WHAT TO PRODUCE —
Copy out all the records exactly.

SUPPLIED DATA —
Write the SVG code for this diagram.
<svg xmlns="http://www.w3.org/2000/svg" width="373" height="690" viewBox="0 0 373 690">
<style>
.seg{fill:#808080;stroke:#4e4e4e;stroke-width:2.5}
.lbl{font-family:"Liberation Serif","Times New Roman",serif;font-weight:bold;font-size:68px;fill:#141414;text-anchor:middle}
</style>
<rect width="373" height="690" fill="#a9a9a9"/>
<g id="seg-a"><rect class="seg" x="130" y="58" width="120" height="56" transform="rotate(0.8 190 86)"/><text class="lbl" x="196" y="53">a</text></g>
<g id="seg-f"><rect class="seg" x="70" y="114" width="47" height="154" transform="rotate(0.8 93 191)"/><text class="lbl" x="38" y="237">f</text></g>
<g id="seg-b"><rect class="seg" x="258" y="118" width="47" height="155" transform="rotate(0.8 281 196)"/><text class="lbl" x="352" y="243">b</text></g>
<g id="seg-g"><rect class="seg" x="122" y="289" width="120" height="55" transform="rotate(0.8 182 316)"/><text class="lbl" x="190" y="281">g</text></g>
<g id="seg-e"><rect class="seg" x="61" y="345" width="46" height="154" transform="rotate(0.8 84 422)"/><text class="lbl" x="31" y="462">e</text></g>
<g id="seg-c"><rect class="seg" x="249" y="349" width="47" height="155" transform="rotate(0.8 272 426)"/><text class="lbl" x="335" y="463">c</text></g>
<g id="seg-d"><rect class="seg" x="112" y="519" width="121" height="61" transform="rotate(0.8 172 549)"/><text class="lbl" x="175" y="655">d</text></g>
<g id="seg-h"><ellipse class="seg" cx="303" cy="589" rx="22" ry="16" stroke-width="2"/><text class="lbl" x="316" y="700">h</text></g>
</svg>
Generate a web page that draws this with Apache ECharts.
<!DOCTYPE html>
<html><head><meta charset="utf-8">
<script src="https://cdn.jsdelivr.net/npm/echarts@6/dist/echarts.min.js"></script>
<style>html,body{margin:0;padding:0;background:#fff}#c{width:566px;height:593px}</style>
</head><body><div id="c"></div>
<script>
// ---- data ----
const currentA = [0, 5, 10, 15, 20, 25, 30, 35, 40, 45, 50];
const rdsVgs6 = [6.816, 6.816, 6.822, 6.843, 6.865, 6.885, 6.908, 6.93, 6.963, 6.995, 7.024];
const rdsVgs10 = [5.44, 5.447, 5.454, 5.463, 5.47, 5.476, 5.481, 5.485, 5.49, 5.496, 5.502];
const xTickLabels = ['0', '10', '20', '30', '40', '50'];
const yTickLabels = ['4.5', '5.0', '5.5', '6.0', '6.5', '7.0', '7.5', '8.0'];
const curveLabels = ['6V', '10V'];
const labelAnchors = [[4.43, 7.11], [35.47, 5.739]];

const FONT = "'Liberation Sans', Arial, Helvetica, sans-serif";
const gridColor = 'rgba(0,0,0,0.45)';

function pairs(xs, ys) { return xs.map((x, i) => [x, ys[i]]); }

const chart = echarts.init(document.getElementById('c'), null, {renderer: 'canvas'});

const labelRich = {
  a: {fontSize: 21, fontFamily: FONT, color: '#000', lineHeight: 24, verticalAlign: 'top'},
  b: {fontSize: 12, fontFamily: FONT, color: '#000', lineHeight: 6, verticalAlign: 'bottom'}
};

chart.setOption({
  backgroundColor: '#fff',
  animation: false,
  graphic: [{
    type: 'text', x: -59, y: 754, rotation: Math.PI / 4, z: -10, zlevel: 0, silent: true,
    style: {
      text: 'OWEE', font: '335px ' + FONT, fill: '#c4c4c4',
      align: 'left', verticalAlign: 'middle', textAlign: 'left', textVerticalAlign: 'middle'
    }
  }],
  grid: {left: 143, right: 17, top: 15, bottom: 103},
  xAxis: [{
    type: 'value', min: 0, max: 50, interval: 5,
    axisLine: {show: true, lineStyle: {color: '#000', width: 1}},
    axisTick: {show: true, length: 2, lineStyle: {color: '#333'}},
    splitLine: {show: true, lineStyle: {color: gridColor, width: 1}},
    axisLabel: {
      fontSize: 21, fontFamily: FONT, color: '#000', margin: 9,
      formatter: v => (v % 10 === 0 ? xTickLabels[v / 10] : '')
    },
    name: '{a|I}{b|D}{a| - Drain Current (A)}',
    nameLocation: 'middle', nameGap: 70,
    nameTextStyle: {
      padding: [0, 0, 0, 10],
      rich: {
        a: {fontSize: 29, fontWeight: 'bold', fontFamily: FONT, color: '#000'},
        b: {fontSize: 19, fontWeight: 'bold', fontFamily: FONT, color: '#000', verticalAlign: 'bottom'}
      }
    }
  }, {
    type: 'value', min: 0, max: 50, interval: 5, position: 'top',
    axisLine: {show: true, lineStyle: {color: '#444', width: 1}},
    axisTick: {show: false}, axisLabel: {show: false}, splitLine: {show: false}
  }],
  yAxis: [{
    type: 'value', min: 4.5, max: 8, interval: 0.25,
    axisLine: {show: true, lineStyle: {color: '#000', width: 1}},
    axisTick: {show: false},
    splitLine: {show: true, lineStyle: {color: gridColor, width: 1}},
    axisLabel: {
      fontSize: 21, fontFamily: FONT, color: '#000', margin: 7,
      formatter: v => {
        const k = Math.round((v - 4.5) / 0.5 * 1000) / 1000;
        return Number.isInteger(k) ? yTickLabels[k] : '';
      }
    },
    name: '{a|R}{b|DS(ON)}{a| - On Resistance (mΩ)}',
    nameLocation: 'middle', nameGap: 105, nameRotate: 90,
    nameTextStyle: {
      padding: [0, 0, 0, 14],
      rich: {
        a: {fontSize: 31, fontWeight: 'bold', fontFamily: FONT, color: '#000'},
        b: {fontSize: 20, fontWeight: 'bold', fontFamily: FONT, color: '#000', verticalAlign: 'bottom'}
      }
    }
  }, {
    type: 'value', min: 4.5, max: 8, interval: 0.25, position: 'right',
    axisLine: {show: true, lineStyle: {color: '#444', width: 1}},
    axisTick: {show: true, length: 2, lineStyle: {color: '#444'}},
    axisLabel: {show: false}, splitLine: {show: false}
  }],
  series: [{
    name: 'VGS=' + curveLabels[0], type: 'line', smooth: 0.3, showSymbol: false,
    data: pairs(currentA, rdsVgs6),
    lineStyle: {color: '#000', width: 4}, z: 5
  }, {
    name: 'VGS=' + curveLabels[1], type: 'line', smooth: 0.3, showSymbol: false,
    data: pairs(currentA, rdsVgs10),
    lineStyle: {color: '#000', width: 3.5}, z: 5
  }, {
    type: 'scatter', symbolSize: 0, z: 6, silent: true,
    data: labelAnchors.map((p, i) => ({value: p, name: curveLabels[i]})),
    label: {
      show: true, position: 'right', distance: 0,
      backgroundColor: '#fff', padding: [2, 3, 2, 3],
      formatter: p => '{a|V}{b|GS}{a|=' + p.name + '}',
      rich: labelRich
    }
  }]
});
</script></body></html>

RESULT —
Write the SVG code for this diagram.
<svg xmlns="http://www.w3.org/2000/svg" width="373" height="690" viewBox="0 0 373 690">
<style>
.seg{fill:#808080;stroke:#4e4e4e;stroke-width:2.5}
.lbl{font-family:"Liberation Serif","Times New Roman",serif;font-weight:bold;font-size:68px;fill:#141414;text-anchor:middle}
</style>
<rect width="373" height="690" fill="#a9a9a9"/>
<g id="seg-a"><rect class="seg" x="130" y="58" width="120" height="56" transform="rotate(0.8 190 86)"/><text class="lbl" x="196" y="53">a</text></g>
<g id="seg-f"><rect class="seg" x="70" y="114" width="47" height="154" transform="rotate(0.8 93 191)"/><text class="lbl" x="38" y="237">f</text></g>
<g id="seg-b"><rect class="seg" x="258" y="118" width="47" height="155" transform="rotate(0.8 281 196)"/><text class="lbl" x="352" y="243">b</text></g>
<g id="seg-g"><rect class="seg" x="122" y="289" width="120" height="55" transform="rotate(0.8 182 316)"/><text class="lbl" x="190" y="281">g</text></g>
<g id="seg-e"><rect class="seg" x="61" y="345" width="46" height="154" transform="rotate(0.8 84 422)"/><text class="lbl" x="31" y="462">e</text></g>
<g id="seg-c"><rect class="seg" x="249" y="349" width="47" height="155" transform="rotate(0.8 272 426)"/><text class="lbl" x="335" y="463">c</text></g>
<g id="seg-d"><rect class="seg" x="112" y="519" width="121" height="61" transform="rotate(0.8 172 549)"/><text class="lbl" x="175" y="655">d</text></g>
<g id="seg-h"><ellipse class="seg" cx="303" cy="589" rx="22" ry="16" stroke-width="2"/><text class="lbl" x="316" y="700">h</text></g>
</svg>
Generate a web page that draws this with Apache ECharts.
<!DOCTYPE html>
<html><head><meta charset="utf-8">
<script src="https://cdn.jsdelivr.net/npm/echarts@6/dist/echarts.min.js"></script>
<style>html,body{margin:0;padding:0;background:#fff}#c{width:566px;height:593px}</style>
</head><body><div id="c"></div>
<script>
// ---- data ----
const currentA = [0, 5, 10, 15, 20, 25, 30, 35, 40, 45, 50];
const rdsVgs6 = [6.816, 6.816, 6.822, 6.843, 6.865, 6.885, 6.908, 6.93, 6.963, 6.995, 7.024];
const rdsVgs10 = [5.44, 5.447, 5.454, 5.463, 5.47, 5.476, 5.481, 5.485, 5.49, 5.496, 5.502];
const xTickLabels = ['0', '10', '20', '30', '40', '50'];
const yTickLabels = ['4.5', '5.0', '5.5', '6.0', '6.5', '7.0', '7.5', '8.0'];
const curveLabels = ['6V', '10V'];
const labelAnchors = [[4.43, 7.11], [35.47, 5.739]];

const FONT = "'Liberation Sans', Arial, Helvetica, sans-serif";
const gridColor = 'rgba(0,0,0,0.45)';

function pairs(xs, ys) { return xs.map((x, i) => [x, ys[i]]); }

const chart = echarts.init(document.getElementById('c'), null, {renderer: 'canvas'});

const labelRich = {
  a: {fontSize: 21, fontFamily: FONT, color: '#000', lineHeight: 24, verticalAlign: 'top'},
  b: {fontSize: 12, fontFamily: FONT, color: '#000', lineHeight: 6, verticalAlign: 'bottom'}
};

chart.setOption({
  backgroundColor: '#fff',
  animation: false,
  graphic: [{
    type: 'text', x: -59, y: 754, rotation: Math.PI / 4, z: -10, zlevel: 0, silent: true,
    style: {
      text: 'OWEE', font: '335px ' + FONT, fill: '#c4c4c4',
      align: 'left', verticalAlign: 'middle', textAlign: 'left', textVerticalAlign: 'middle'
    }
  }],
  grid: {left: 143, right: 17, top: 15, bottom: 103},
  xAxis: [{
    type: 'value', min: 0, max: 50, interval: 5,
    axisLine: {show: true, lineStyle: {color: '#000', width: 1}},
    axisTick: {show: true, length: 2, lineStyle: {color: '#333'}},
    splitLine: {show: true, lineStyle: {color: gridColor, width: 1}},
    axisLabel: {
      fontSize: 21, fontFamily: FONT, color: '#000', margin: 9,
      formatter: v => (v % 10 === 0 ? xTickLabels[v / 10] : '')
    },
    name: '{a|I}{b|D}{a| - Drain Current (A)}',
    nameLocation: 'middle', nameGap: 70,
    nameTextStyle: {
      padding: [0, 0, 0, 10],
      rich: {
        a: {fontSize: 29, fontWeight: 'bold', fontFamily: FONT, color: '#000'},
        b: {fontSize: 19, fontWeight: 'bold', fontFamily: FONT, color: '#000', verticalAlign: 'bottom'}
      }
    }
  }, {
    type: 'value', min: 0, max: 50, interval: 5, position: 'top',
    axisLine: {show: true, lineStyle: {color: '#444', width: 1}},
    axisTick: {show: false}, axisLabel: {show: false}, splitLine: {show: false}
  }],
  yAxis: [{
    type: 'value', min: 4.5, max: 8, interval: 0.25,
    axisLine: {show: true, lineStyle: {color: '#000', width: 1}},
    axisTick: {show: false},
    splitLine: {show: true, lineStyle: {color: gridColor, width: 1}},
    axisLabel: {
      fontSize: 21, fontFamily: FONT, color: '#000', margin: 7,
      formatter: v => {
        const k = Math.round((v - 4.5) / 0.5 * 1000) / 1000;
        return Number.isInteger(k) ? yTickLabels[k] : '';
      }
    },
    name: '{a|R}{b|DS(ON)}{a| - On Resistance (mΩ)}',
    nameLocation: 'middle', nameGap: 105, nameRotate: 90,
    nameTextStyle: {
      padding: [0, 0, 0, 14],
      rich: {
        a: {fontSize: 31, fontWeight: 'bold', fontFamily: FONT, color: '#000'},
        b: {fontSize: 20, fontWeight: 'bold', fontFamily: FONT, color: '#000', verticalAlign: 'bottom'}
      }
    }
  }, {
    type: 'value', min: 4.5, max: 8, interval: 0.25, position: 'right',
    axisLine: {show: true, lineStyle: {color: '#444', width: 1}},
    axisTick: {show: true, length: 2, lineStyle: {color: '#444'}},
    axisLabel: {show: false}, splitLine: {show: false}
  }],
  series: [{
    name: 'VGS=' + curveLabels[0], type: 'line', smooth: 0.3, showSymbol: false,
    data: pairs(currentA, rdsVgs6),
    lineStyle: {color: '#000', width: 4}, z: 5
  }, {
    name: 'VGS=' + curveLabels[1], type: 'line', smooth: 0.3, showSymbol: false,
    data: pairs(currentA, rdsVgs10),
    lineStyle: {color: '#000', width: 3.5}, z: 5
  }, {
    type: 'scatter', symbolSize: 0, z: 6, silent: true,
    data: labelAnchors.map((p, i) => ({value: p, name: curveLabels[i]})),
    label: {
      show: true, position: 'right', distance: 0,
      backgroundColor: '#fff', padding: [2, 3, 2, 3],
      formatter: p => '{a|V}{b|GS}{a|=' + p.name + '}',
      rich: labelRich
    }
  }]
});
</script></body></html>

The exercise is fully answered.